Bluff Body Surface Heating on a Reentry Mission, CFD Simulation, ANSYS Fluent

Description

Introductions

In this project, we are going to simulate a bluff body reentry problem. The vehicle’s Mach number at a reentry mission is so high, and the flow goes to a regime, namely “Hypersonic.” In this situation, the shock layer gets close to the wall, so the boundary layer and shock will interact with each other, and the wall temperature will rise dramatically. To solve this issue, engineers design the shape of reentry vehicles, such as a bluff body.

We will simulate the bluff body with two velocities, Mach 2 and Mach 3, and at altitudes of 30 km and 60 km. So, we will study the influence of altitude and velocity on the temperature that the body reaches.

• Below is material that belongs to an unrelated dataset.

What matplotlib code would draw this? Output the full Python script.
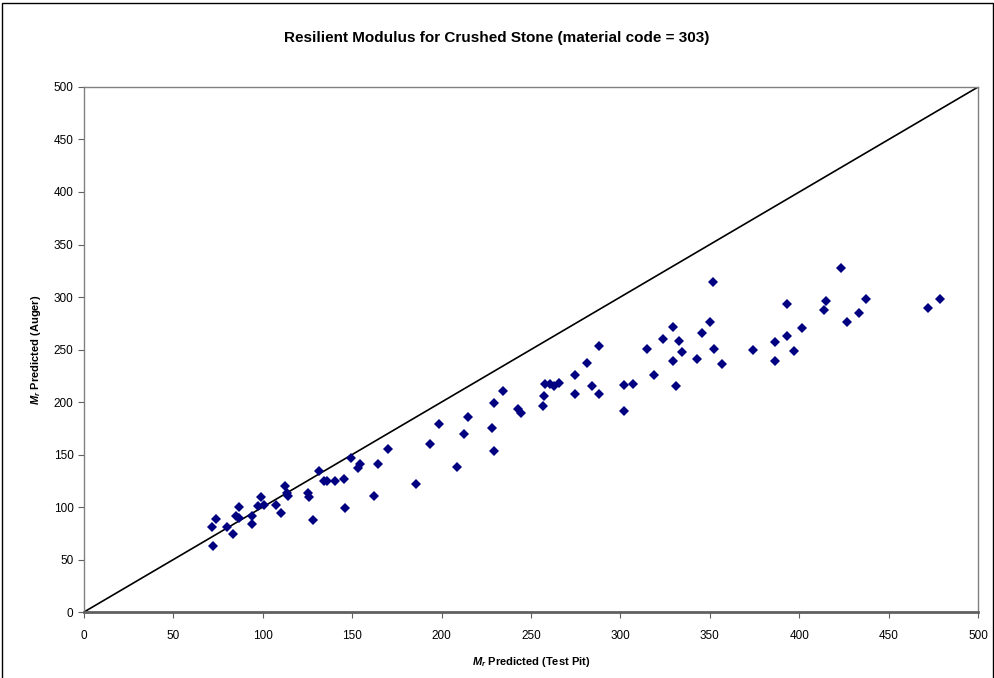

As the below figure shows, till 80 Km, we can model the air as a continuous fluid. So, we can solve Navier Stokes’ equation with computational fluid dynamics using Ansys Fluent.

Geometry was designed in Design Modeler, and a structural mesh with 672,515 elements was created in Ansys Meshing.

Methodology (Reentry)

The flow over the bluff body is modeled as a steady state and axisymmetric. Density in the material tab specifies as an ideal gas, and Sutherland is chosen to compute the viscosity of air. K-w SST was chosen for turbulence modeling, and the energy equation was enabled.

Conclusion (Reentry)

As a result, the Mach and temperature contours are reported around the bluff body. In all cases, a bow shock is present in front of the body, and expansion fans can seen behind the corners.

In the table below, the results for the distance of bow shock from the body and the temperature of it are presented. With increasing velocity, shock gets closer to the body, and, of course, the temperature increases. With increasing altitude, the distance of shock increases, and temperature decreases as a consequence of decreased ambient pressure.